Only lines with the string "that" matter here; gather them from the material below.

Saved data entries
▽

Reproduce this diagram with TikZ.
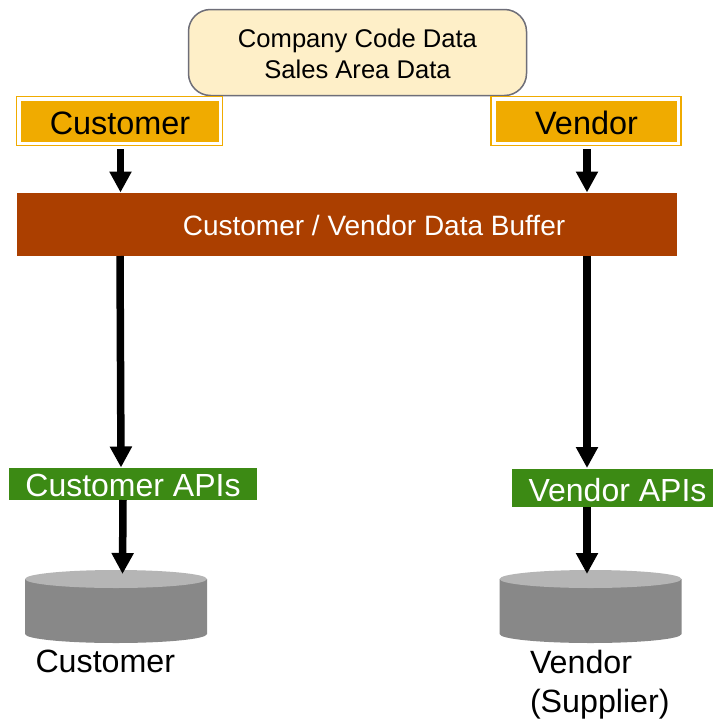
\documentclass[tikz,border=0pt]{standalone}
\usepackage{fontspec}
\setmainfont{Liberation Sans}
\usetikzlibrary{arrows.meta}
\definecolor{amber}{HTML}{F0AB00}
\definecolor{rust}{HTML}{AB3F00}
\definecolor{apigreen}{HTML}{3C8A14}
\definecolor{cream}{HTML}{FEEFC8}
\definecolor{slateedge}{HTML}{6E6E78}
\definecolor{dbside}{HTML}{888888}
\definecolor{dbtop}{HTML}{B5B5B5}
\newcommand{\lowertext}[2]{\raisebox{-#1pt}[0pt][0pt]{#2}}
\tikzset{
  every node/.style={inner sep=0pt,outer sep=0pt,align=center},
  big/.style={font=\fontsize{32.4}{38}\selectfont},
  apifont/.style={font=\fontsize{32}{38}\selectfont},
  flowarrow/.style={line width=7.5pt,-{Triangle[length=21pt,width=21pt]},black},
  infobox/.style={draw=slateedge,line width=1.5pt,fill=cream,rounded corners=22pt,font=\fontsize{25.6}{31}\selectfont},
  halo/.style={draw=amber,line width=1.4pt,fill=white},
  entitybox/.style={fill=amber,big,text=black},
  bufferbox/.style={fill=rust,text=white,font=\fontsize{28}{32}\selectfont},
  apibox/.style={fill=apigreen,text=white,apifont},
  dbshape/.style={minimum width=182pt,minimum height=73pt},
  caption/.style={font=\fontsize{32.2}{38}\selectfont,text=black,align=left}
}
\begin{document}
\begin{tikzpicture}[x=1pt,y=-1pt]
\useasboundingbox (0,0) rectangle (713,720);
\fill[white] (0,0) rectangle (713,720);
\node[infobox,minimum width=338pt,minimum height=86pt] (info) at (357.5,52.5) {\lowertext{10}{Company Code Data}\\\lowertext{10}{Sales Area Data}};
\node[halo,minimum width=206.5pt,minimum height=49pt] (custo) at (119.5,121) {};
\node[entitybox,minimum width=198pt,minimum height=41pt] (cust) at (120,121) {\lowertext{13}{Customer}};
\node[halo,minimum width=190pt,minimum height=49pt] (vendo) at (586,121) {};
\node[entitybox,minimum width=181pt,minimum height=41pt] (vend) at (586.5,121.5) {\lowertext{12.5}{Vendor}};
\node[bufferbox,minimum width=660pt,minimum height=63pt] (buf) at (347,224.5) {\hspace*{54pt}\lowertext{10.5}{Customer / Vendor Data Buffer}};
\node[apibox,minimum width=248pt,minimum height=32pt] (capi) at (133,484) {\lowertext{12.5}{Customer APIs}};
\node[apibox,minimum width=201pt,minimum height=38pt] (vapi) at (612.5,488) {\hspace*{10pt}\lowertext{13.5}{Vendor APIs}};
\node[dbshape] (cdb) at (116,606.5) {};
\node[dbshape] (vdb) at (590.5,606.5) {};
\foreach \d in {cdb,vdb}{
  \fill[dbside] ([yshift=-9pt]\d.north west) -- ([yshift=9pt]\d.south west)
     arc[start angle=180,end angle=360,x radius=91pt,y radius=9pt]
     -- ([yshift=-9pt]\d.north east) -- cycle;
  \fill[dbtop] ([yshift=-9pt]\d.north) ellipse[x radius=91pt,y radius=9pt];
}
\node[caption,anchor=base west] (clab) at (35.5,672) {Customer};
\node[caption,anchor=base west] (vlab) at (530,673) {Vendor};
\node[caption,anchor=base west] (slab) at (530,712) {(Supplier)};
\coordinate (c1) at (120.5,149);
\coordinate (c2) at (120.5,192.5);
\coordinate (c3) at (120,256);
\coordinate (c4) at (121,467.5);
\coordinate (c5) at (123,500);
\coordinate (c6) at (122.5,574);
\coordinate (v1) at (587,149);
\coordinate (v2) at (587,192.5);
\coordinate (v3) at (587,256);
\coordinate (v4) at (587,468);
\coordinate (v5) at (587,507);
\coordinate (v6) at (587,574);
\draw[flowarrow] (c1) -- (c2);
\draw[flowarrow] (c3) -- (c4);
\draw[flowarrow] (c5) -- (c6);
\draw[flowarrow] (v1) -- (v2);
\draw[flowarrow] (v3) -- (v4);
\draw[flowarrow] (v5) -- (v6);
\end{tikzpicture}
\end{document}
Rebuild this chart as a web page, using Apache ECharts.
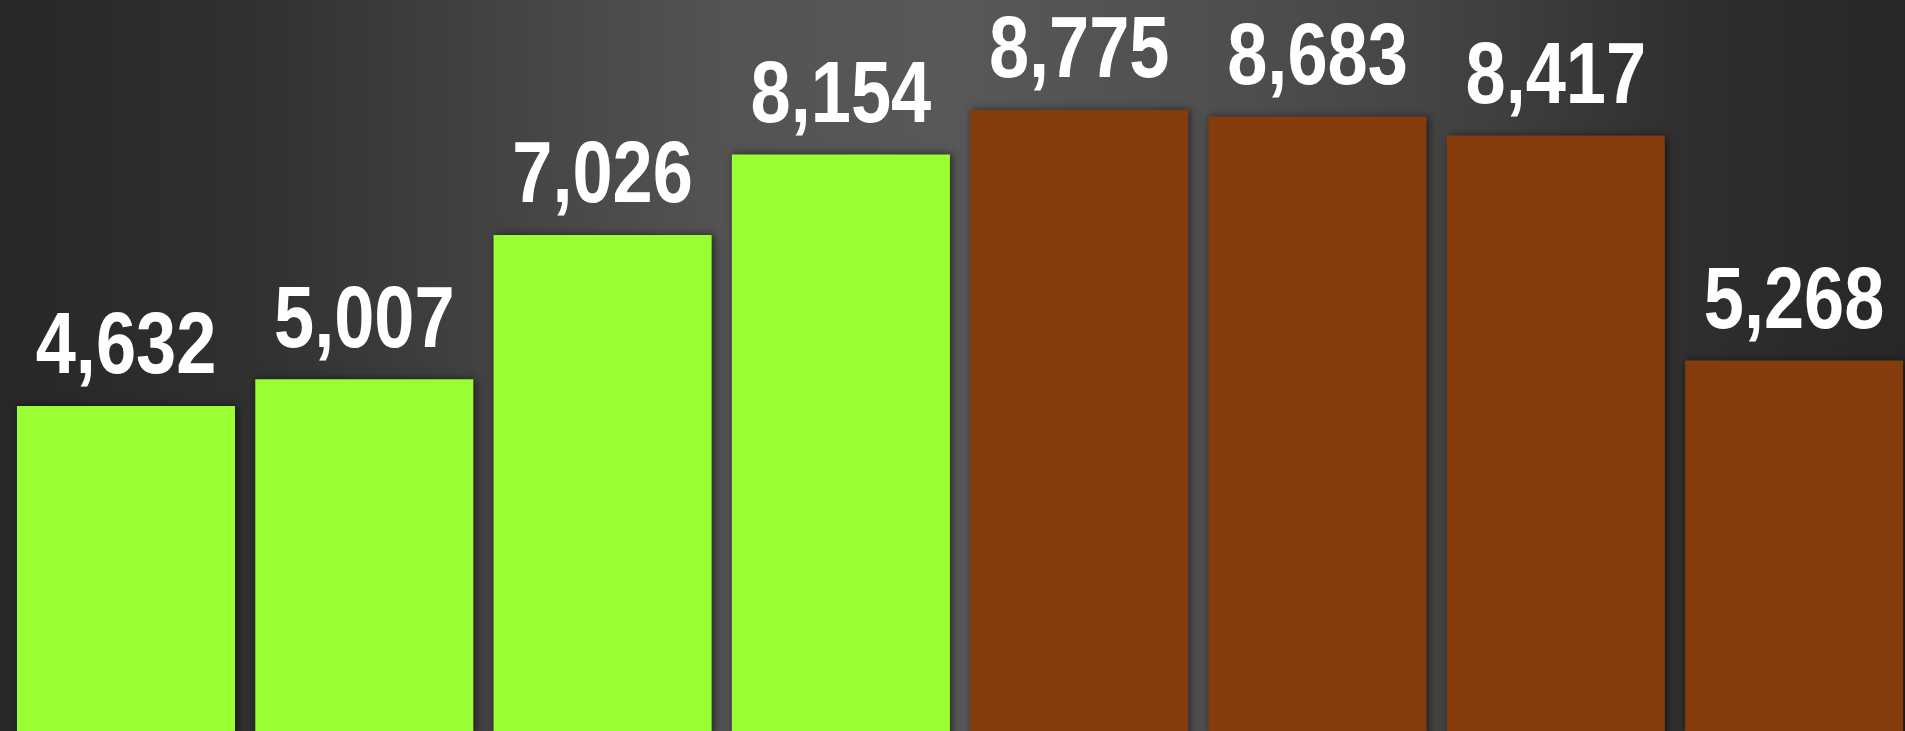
<!DOCTYPE html>
<html>
<head>
<meta charset="utf-8">
<title>bar chart</title>
<script src="https://cdn.jsdelivr.net/npm/echarts@6/dist/echarts.min.js"></script>
<style>
html,body{margin:0;padding:0;width:100%;height:100%;overflow:hidden;background:#2b2b2b}
#main{width:1905px;height:731px}
</style>
</head>
<body>
<div id="main"></div>
<script type="text/javascript">
// data
var categories = ['1', '2', '3', '4', '5', '6', '7', '8'];
var values = [4632, 5007, 7026, 8154, 8775, 8683, 8417, 5268];
var groups = ['a', 'a', 'a', 'a', 'b', 'b', 'b', 'b'];

var groupColor = {a: '#99FF33', b: '#843C0C'};

// label points: [category index, value]
var labelData = values.map(function (v, i) { return [i, v]; });

var myChart = echarts.init(document.getElementById('main'));
var option = {
    // light in the middle, dark to the sides
    backgroundColor: {
        type: 'linear',
        x: 0, y: 0, x2: 1, y2: 0,
        colorStops: [
            {offset: 0, color: '#272727'},
            {offset: 0.129, color: '#303030'},
            {offset: 0.255, color: '#424242'},
            {offset: 0.378, color: '#535353'},
            {offset: 0.5, color: '#585858'},
            {offset: 0.625, color: '#505050'},
            {offset: 0.745, color: '#454545'},
            {offset: 0.892, color: '#2e2e2e'},
            {offset: 1, color: '#272727'}
        ]
    },
    animation: false,
    grid: {left: 6.85, width: 1906.4, top: 22.5, height: 714.5, outerBoundsMode: 'none', containLabel: false},
    xAxis: {
        type: 'category',
        data: categories,
        show: false
    },
    yAxis: {
        type: 'value',
        min: 0,
        max: 10000,
        show: false,
        splitLine: {show: false}
    },
    series: [{
        type: 'bar',
        data: values,
        barCategoryGap: '8.5%',
        itemStyle: {
            color: function (p) { return groupColor[groups[p.dataIndex]]; },
            shadowBlur: 8,
            shadowColor: 'rgba(0,0,0,0.55)',
            shadowOffsetX: 2,
            shadowOffsetY: 0
        },
        z: 2
    }, {
        // value labels, squeezed sideways like a narrow font
        type: 'custom',
        data: labelData,
        encode: {x: 0, y: 1},
        z: 3,
        renderItem: function (params, api) {
            var pt = api.coord([api.value(0), api.value(1)]);
            return {
                type: 'text',
                x: pt[0],
                y: pt[1] - 13,
                scaleX: 0.82,
                style: {
                    text: api.value(1).toLocaleString('en-US'),
                    fill: '#ffffff',
                    font: 'bold 88px "Liberation Sans", Arial, sans-serif',
                    align: 'center',
                    verticalAlign: 'bottom'
                }
            };
        }
    }]
};
myChart.setOption(option);
</script>
</body>
</html>
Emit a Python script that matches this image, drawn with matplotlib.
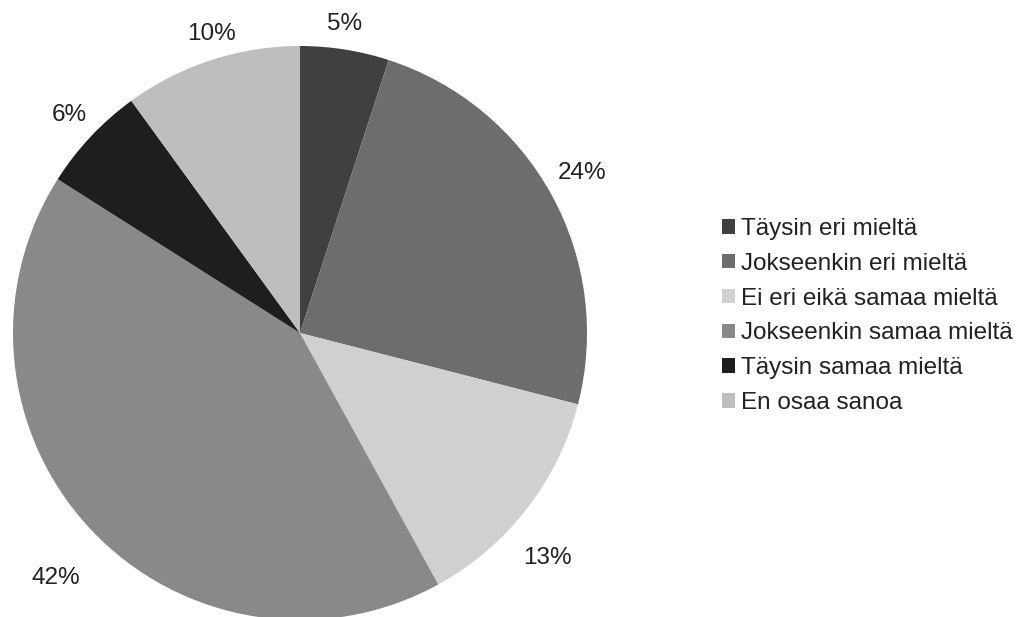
import matplotlib
matplotlib.use("Agg")
import numpy as np
import matplotlib.pyplot as plt
from matplotlib.patches import Patch

plt.rcParams["font.family"] = ["Liberation Sans", "DejaVu Sans"]

# Survey answers, share of respondents (%)
categories = [
    "Täysin eri mieltä",
    "Jokseenkin eri mieltä",
    "Ei eri eikä samaa mieltä",
    "Jokseenkin samaa mieltä",
    "Täysin samaa mieltä",
    "En osaa sanoa",
]
shares = [5, 24, 13, 42, 6, 10]
colors = ["#404040", "#6d6d6d", "#d0d0d0", "#898989", "#1e1e1e", "#bebebe"]

TEXT = "#222222"
FS = 17.5

fig = plt.figure(figsize=(10.28, 6.17), dpi=100)
ax = fig.add_axes([13 / 1028, -3 / 617, 574 / 1028, 574 / 617])

wedges, _ = ax.pie(
    shares,
    colors=colors,
    startangle=90,
    counterclock=False,
    wedgeprops={"linewidth": 0},
)
ax.set_aspect("equal")
ax.set_xlim(-1, 1)
ax.set_ylim(-1, 1)

# percentage labels just outside the rim, text box pushed away from the pie
for w, s in zip(wedges, shares):
    ang = np.deg2rad((w.theta1 + w.theta2) / 2)
    cx, cy = np.cos(ang), np.sin(ang)
    top = cy > 0
    side = abs(cx) >= 0.4
    if not side:
        ha, dx = "center", 0
    elif cx > 0:
        ha, dx = "left", (6 if top else -4)
    else:
        ha, dx = "right", (-4 if top else -11)
    if top:
        va, dy = "bottom", (11 if side else 15)
    else:
        va, dy = "top", -38
    ax.annotate(f"{s}%", xy=(cx, cy), xytext=(dx, dy), textcoords="offset pixels",
                ha=ha, va=va, fontsize=FS, color=TEXT, annotation_clip=False)

handles = [Patch(facecolor=c, edgecolor="none") for c in colors]
fig.legend(
    handles,
    categories,
    loc="center left",
    bbox_to_anchor=(700 / 1028, 1 - 316 / 617),
    frameon=False,
    fontsize=FS,
    handlelength=0.55,
    handleheight=0.55,
    handletextpad=0.22,
    labelspacing=0.53,
    labelcolor=TEXT,
)

fig.savefig("out.png", dpi=100)
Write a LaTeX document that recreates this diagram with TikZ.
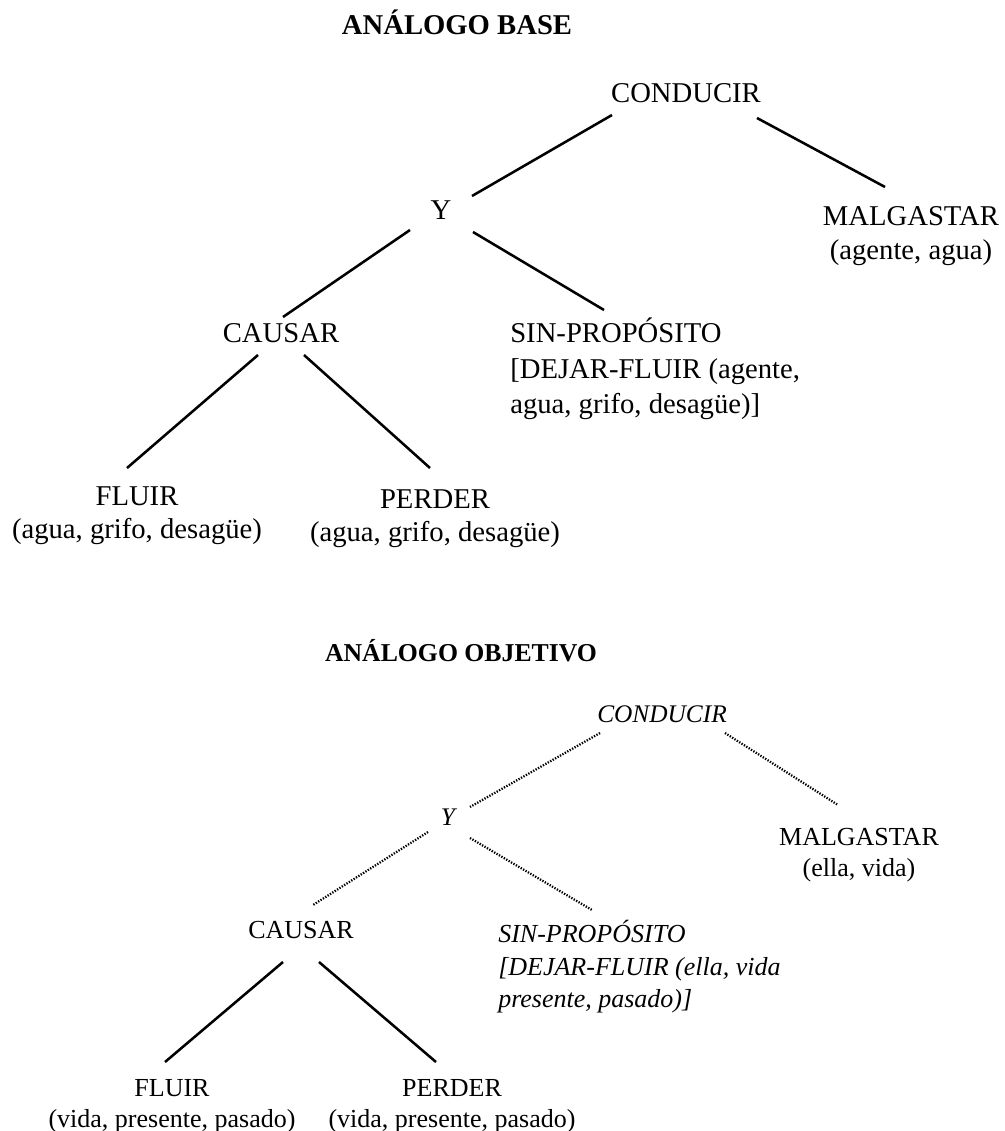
\documentclass[tikz,border=0pt]{standalone}
\usepackage{fontspec}
\setmainfont{Liberation Serif}
\begin{document}
\begin{tikzpicture}[x=0.75pt,y=-0.75pt,
  up/.style={font=\fontsize{21.5}{25}\selectfont, inner sep=0pt, align=center},
  lo/.style={font=\fontsize{19.5}{23}\selectfont, inner sep=0pt, align=center},
  ttl/.style={font=\bfseries\fontsize{21.5}{25}\selectfont, inner sep=0pt},
  solidline/.style={line width=1.9pt},
  dotline/.style={line width=1.7pt, dash pattern=on 1pt off 1.1pt}]
\useasboundingbox (0,0) rectangle (1004,1131);
% ---------- upper tree ----------
\node[ttl] (t1) at (457,22) {ANÁLOGO BASE};
\node[up] (cond1) at (686,93) {CONDUCIR};
\node[up] (y1) at (441,210) {Y};
\node[up] (mal1) at (911,236) {MALGASTAR\\(agente, agua)};
\node[up] (cau1) at (281,333) {CAUSAR};
\node[up, align=left, anchor=north west, font=\fontsize{21.5}{26.5}\selectfont] (sin1) at (510,318) {SIN-PROPÓSITO\\ {}[DEJAR-FLUIR (agente,\\agua, grifo, desagüe)]};
\node[up] (flu1) at (137,516) {FLUIR\\(agua, grifo, desagüe)};
\node[up] (per1) at (435,519) {PERDER\\(agua, grifo, desagüe)};
\coordinate (a1) at (612,115); \coordinate (a2) at (472,196);
\coordinate (b1) at (757,118); \coordinate (b2) at (885,187);
\coordinate (c1) at (410,230); \coordinate (c2) at (283,317);
\coordinate (d1) at (473,232); \coordinate (d2) at (604,310);
\coordinate (e1) at (258,355); \coordinate (e2) at (127,468);
\coordinate (f1) at (304,355); \coordinate (f2) at (430,468);
\draw[solidline] (a1) -- (a2);
\draw[solidline] (b1) -- (b2);
\draw[solidline] (c1) -- (c2);
\draw[solidline] (d1) -- (d2);
\draw[solidline] (e1) -- (e2);
\draw[solidline] (f1) -- (f2);
% ---------- lower tree ----------
\node[ttl, font=\bfseries\fontsize{19.3}{23}\selectfont] (t2) at (461,651) {ANÁLOGO OBJETIVO};
\node[lo, font=\itshape\fontsize{19}{23}\selectfont] (cond2) at (662,714) {CONDUCIR};
\node[lo, font=\itshape\fontsize{19}{23}\selectfont] (y2) at (448,817) {Y};
\node[lo] (mal2) at (859,855) {MALGASTAR\\(ella, vida)};
\node[lo] (cau2) at (301,930) {CAUSAR};
\node[lo, align=left, anchor=north west, font=\itshape\fontsize{19.5}{24.5}\selectfont] (sin2) at (498,920) {SIN-PROPÓSITO\\ {}[DEJAR-FLUIR (ella, vida\\presente, pasado)]};
\node[lo] (flu2) at (172,1106) {FLUIR\\(vida, presente, pasado)};
\node[lo] (per2) at (452,1106) {PERDER\\(vida, presente, pasado)};
\coordinate (g1) at (600,733); \coordinate (g2) at (470,807);
\coordinate (h1) at (725,733); \coordinate (h2) at (838,805);
\coordinate (i1) at (428,832); \coordinate (i2) at (313,905);
\coordinate (j1) at (470,838); \coordinate (j2) at (592,910);
\coordinate (k1) at (283,962); \coordinate (k2) at (165,1062);
\coordinate (l1) at (319,962); \coordinate (l2) at (436,1062);
\draw[dotline] (g1) -- (g2);
\draw[dotline] (h1) -- (h2);
\draw[dotline] (i1) -- (i2);
\draw[dotline] (j1) -- (j2);
\draw[solidline] (k1) -- (k2);
\draw[solidline] (l1) -- (l2);
\end{tikzpicture}
\end{document}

△

• [WORKED ANSWER]
Emit a Python script that matches this image, drawn with matplotlib.
Write a LaTeX document that recreates this diagram with TikZ.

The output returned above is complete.